[PROBLEM TO SOLVE]
Produce word for word the lines of the data below running from the one that has "Clone this chart in Plotly." to the one that has "x_ticks = [0, 20, 40, 60, 80]", inclusive, and no others.

[SUPPLIED ENTRIES]

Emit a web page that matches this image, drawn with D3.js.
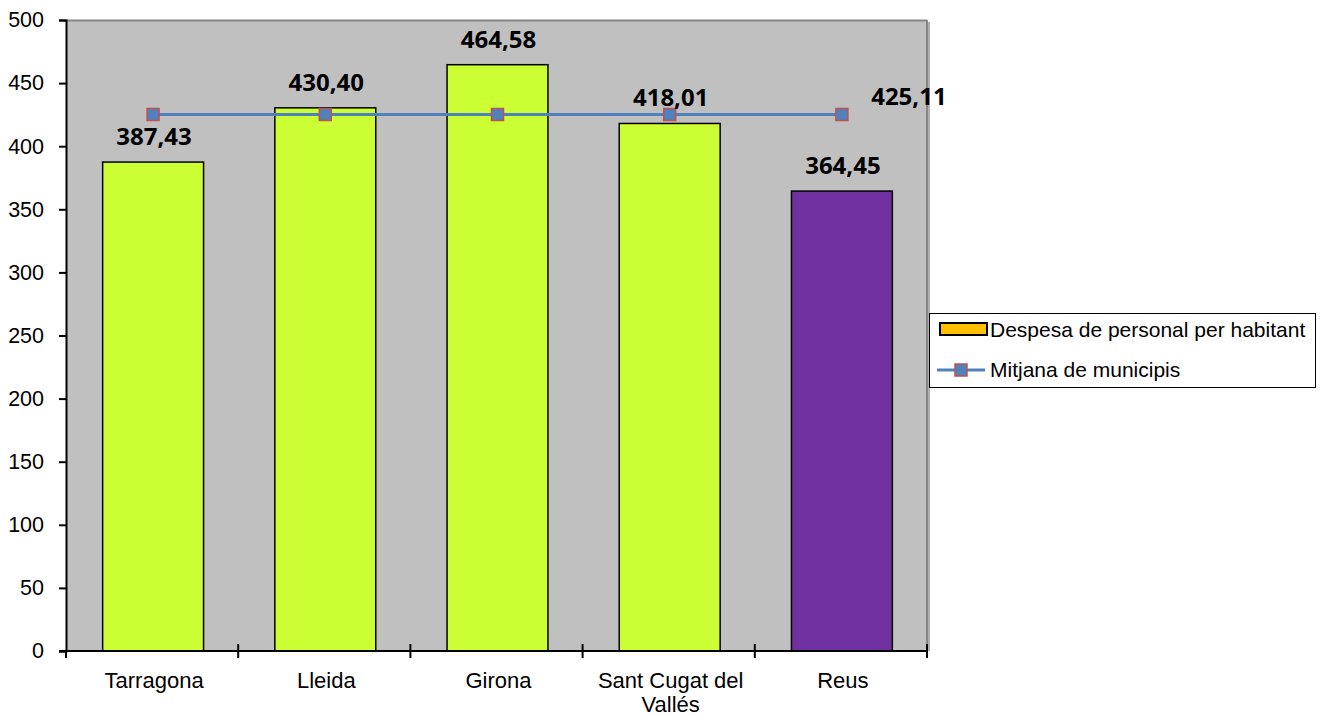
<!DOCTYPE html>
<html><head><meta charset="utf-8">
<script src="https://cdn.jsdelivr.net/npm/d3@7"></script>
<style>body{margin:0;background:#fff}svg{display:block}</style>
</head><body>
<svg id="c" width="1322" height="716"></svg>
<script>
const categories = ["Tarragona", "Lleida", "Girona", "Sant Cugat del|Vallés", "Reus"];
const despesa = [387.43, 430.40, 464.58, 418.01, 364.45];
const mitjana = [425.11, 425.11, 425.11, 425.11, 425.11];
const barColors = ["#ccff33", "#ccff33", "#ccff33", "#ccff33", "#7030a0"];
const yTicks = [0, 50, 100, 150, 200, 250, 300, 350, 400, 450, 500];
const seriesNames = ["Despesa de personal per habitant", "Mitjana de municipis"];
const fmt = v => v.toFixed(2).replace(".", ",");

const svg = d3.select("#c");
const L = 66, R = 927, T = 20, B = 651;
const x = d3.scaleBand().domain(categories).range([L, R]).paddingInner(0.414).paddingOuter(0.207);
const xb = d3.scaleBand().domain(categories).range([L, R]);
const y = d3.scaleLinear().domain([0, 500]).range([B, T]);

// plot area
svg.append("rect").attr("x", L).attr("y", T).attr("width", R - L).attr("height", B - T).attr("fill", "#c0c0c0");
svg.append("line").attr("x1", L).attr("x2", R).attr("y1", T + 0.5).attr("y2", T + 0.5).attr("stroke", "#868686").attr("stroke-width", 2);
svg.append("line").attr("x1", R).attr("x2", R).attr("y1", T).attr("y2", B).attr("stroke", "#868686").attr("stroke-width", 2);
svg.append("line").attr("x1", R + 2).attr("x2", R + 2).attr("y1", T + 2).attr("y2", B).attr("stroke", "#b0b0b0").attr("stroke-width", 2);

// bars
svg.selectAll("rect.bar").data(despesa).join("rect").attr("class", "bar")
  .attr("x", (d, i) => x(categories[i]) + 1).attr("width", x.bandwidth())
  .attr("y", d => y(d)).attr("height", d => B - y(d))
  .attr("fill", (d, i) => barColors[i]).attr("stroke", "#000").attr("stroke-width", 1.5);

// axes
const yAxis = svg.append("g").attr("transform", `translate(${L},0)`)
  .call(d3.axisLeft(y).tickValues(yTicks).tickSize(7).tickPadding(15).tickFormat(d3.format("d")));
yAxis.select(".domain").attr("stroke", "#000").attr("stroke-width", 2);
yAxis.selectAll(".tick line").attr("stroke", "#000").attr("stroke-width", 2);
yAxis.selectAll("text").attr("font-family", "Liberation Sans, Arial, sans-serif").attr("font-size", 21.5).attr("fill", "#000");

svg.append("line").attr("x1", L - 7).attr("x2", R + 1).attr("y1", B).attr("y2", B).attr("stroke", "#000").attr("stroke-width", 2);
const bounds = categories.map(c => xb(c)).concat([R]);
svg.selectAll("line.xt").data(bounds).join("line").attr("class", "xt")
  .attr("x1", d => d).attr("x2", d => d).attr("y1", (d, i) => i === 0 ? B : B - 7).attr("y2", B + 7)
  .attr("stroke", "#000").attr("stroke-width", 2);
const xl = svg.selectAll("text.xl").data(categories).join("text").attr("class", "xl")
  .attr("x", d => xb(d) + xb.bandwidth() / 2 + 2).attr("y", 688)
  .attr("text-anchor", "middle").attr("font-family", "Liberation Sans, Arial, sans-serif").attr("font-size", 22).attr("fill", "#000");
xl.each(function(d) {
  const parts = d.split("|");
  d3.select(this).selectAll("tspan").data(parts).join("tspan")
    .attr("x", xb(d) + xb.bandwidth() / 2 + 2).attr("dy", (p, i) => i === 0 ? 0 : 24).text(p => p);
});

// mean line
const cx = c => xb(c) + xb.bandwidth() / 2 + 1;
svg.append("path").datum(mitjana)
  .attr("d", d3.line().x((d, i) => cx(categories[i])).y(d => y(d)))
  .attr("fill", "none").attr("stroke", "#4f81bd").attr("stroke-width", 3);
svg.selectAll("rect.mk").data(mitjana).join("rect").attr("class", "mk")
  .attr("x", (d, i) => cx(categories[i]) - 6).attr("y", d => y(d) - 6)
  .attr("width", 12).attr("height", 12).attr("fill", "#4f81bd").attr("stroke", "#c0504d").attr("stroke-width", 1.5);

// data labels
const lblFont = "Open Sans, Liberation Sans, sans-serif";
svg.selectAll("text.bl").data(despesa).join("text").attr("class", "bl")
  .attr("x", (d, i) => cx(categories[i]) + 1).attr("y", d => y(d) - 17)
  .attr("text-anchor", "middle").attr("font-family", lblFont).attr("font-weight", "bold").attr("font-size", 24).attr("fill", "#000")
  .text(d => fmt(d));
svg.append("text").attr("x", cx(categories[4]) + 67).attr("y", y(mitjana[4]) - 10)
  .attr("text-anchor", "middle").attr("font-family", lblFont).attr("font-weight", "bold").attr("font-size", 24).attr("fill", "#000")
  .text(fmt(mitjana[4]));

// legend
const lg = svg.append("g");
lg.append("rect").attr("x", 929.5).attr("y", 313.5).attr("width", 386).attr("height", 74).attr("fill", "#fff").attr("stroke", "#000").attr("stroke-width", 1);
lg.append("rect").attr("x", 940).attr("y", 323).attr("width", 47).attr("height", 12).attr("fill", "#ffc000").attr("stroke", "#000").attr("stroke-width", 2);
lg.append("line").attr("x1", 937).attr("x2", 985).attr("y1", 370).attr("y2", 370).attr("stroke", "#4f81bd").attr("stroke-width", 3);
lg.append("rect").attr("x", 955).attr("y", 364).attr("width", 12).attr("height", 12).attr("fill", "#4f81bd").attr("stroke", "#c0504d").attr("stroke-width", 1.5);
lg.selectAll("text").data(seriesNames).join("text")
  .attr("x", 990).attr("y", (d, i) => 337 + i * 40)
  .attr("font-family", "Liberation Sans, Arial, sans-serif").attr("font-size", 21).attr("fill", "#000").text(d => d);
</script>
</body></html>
* * *
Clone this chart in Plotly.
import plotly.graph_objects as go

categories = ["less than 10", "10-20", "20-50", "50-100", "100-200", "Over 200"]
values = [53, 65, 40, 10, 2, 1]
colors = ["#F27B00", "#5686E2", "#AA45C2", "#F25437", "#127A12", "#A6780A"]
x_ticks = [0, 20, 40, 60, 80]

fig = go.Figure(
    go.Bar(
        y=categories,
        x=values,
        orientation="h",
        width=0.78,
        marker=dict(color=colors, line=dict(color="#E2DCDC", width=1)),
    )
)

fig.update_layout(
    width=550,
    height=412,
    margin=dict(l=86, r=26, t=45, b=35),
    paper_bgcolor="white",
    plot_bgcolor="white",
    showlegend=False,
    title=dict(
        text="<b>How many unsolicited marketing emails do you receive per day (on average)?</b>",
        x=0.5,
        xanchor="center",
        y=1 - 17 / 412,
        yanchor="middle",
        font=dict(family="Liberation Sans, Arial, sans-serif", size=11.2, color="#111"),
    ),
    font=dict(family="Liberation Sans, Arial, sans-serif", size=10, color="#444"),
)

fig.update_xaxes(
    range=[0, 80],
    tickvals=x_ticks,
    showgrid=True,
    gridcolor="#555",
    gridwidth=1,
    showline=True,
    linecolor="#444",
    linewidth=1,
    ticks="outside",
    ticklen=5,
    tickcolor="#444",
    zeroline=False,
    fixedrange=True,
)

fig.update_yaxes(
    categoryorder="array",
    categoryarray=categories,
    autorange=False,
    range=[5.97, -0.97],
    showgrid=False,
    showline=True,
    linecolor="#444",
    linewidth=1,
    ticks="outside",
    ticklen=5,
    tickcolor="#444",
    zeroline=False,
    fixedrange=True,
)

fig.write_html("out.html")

[COMPLETE OUTPUT]
Clone this chart in Plotly.
import plotly.graph_objects as go

categories = ["less than 10", "10-20", "20-50", "50-100", "100-200", "Over 200"]
values = [53, 65, 40, 10, 2, 1]
colors = ["#F27B00", "#5686E2", "#AA45C2", "#F25437", "#127A12", "#A6780A"]
x_ticks = [0, 20, 40, 60, 80]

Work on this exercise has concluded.